P.J. Carlesimo's Thunder were off to a dismal 1-12 start when Clay Bennett put Latrell Sprewell's nemesis out of his misery over the weekend, while Eddie Jordan's Wizards were a miserable 1-10 when Abe Pollin pulled the plug Monday morning.
And just like that, two bright, well-regarded NBA coaches joined our country's ever-expanding unemployment line.
It's almost impossible to get basketball people to criticize either Carlesimo or Jordan. Heck, even the teams that fired them had trouble saying anything bad about the vanquished.
"This was a very difficult decision to make," Thunder executive vice president and general manager Sam Presti said of Carlesimo after announcing the change. "I am very appreciative of the hard work and effort that P.J. gave to this team and we wish him the best in his future endeavors."
"This was an extremely difficult decision because I'm personally very fond of Eddie," Pollin said. "He helped bring our franchise back to the playoffs and became engrained in the Washington, DC community. I will forever be grateful for his dedication and hard work."

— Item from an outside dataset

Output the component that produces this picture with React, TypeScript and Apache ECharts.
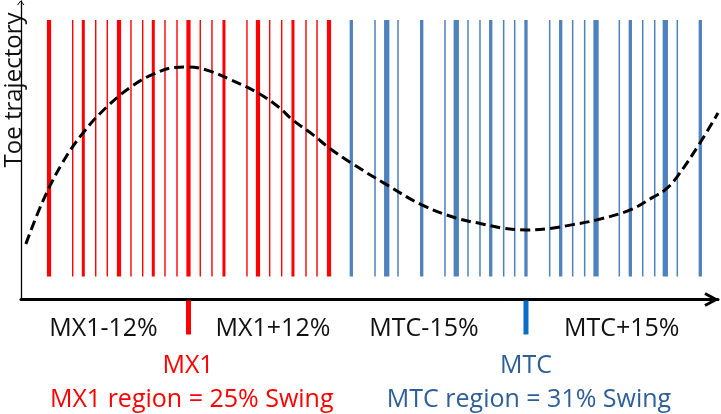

So where did it go wrong?...
Both coaches were simply the victim of circumstance.
Carlesimo was a red-hot property when he sat next to Gregg Popovich on the bench in San Antonio, but made a serious mistake by taking over a rebuilding team looking to flee Seattle for Oklahoma City.
It wasn't a problem to tank in the Emerald City last year since Bennett wanted to pack up for Oklahoma anyway. Apathy was actually the owner's friend in the Pacific Northwest.
Improvement, even slight improvement, was necessary for Carlesimo this season but the veteran coach just didn't have the horses to put on the floor alongside Kevin Durant, a brilliant scorer that doesn't have an NBA body and offers little on the boards or at the defensive end.
Jordan, who was the longest-tenured coach in the Eastern Conference and guided his club to the playoffs each of the past four seasons -- the longest consecutive stretch for the franchise since a five-year run in the mid-80s, went to war this year without two significant weapons in All-Star guard Gilbert Arenas and center Brendan Hayward.
Red Auerbach couldn't have succeeded with what Carlesimo and Jordan had to work with.
Scott Brooks, a former journeyman guard, has taken over for Carlesimo on an interim basis in Oklahoma City, while Ed Tapscott, the Wizards director of player development whose only experience as a head coach came on the collegiate level with American University, is handling things in the nation's capital.
Neither is likely to remind you of Auerbach any time soon. In fact, neither is likely to remind you of Chris Ford.
That said, Carlesimo wasn't the problem in Oklahoma City and Jordan wasn't the issue in the District. Brooks and Tapscott won't be either.
In fact, both first-timers may perform admirably, but bad organizations are usually bad for a reason and it starts at the top.
Brooks and Tapscott are about to find that out.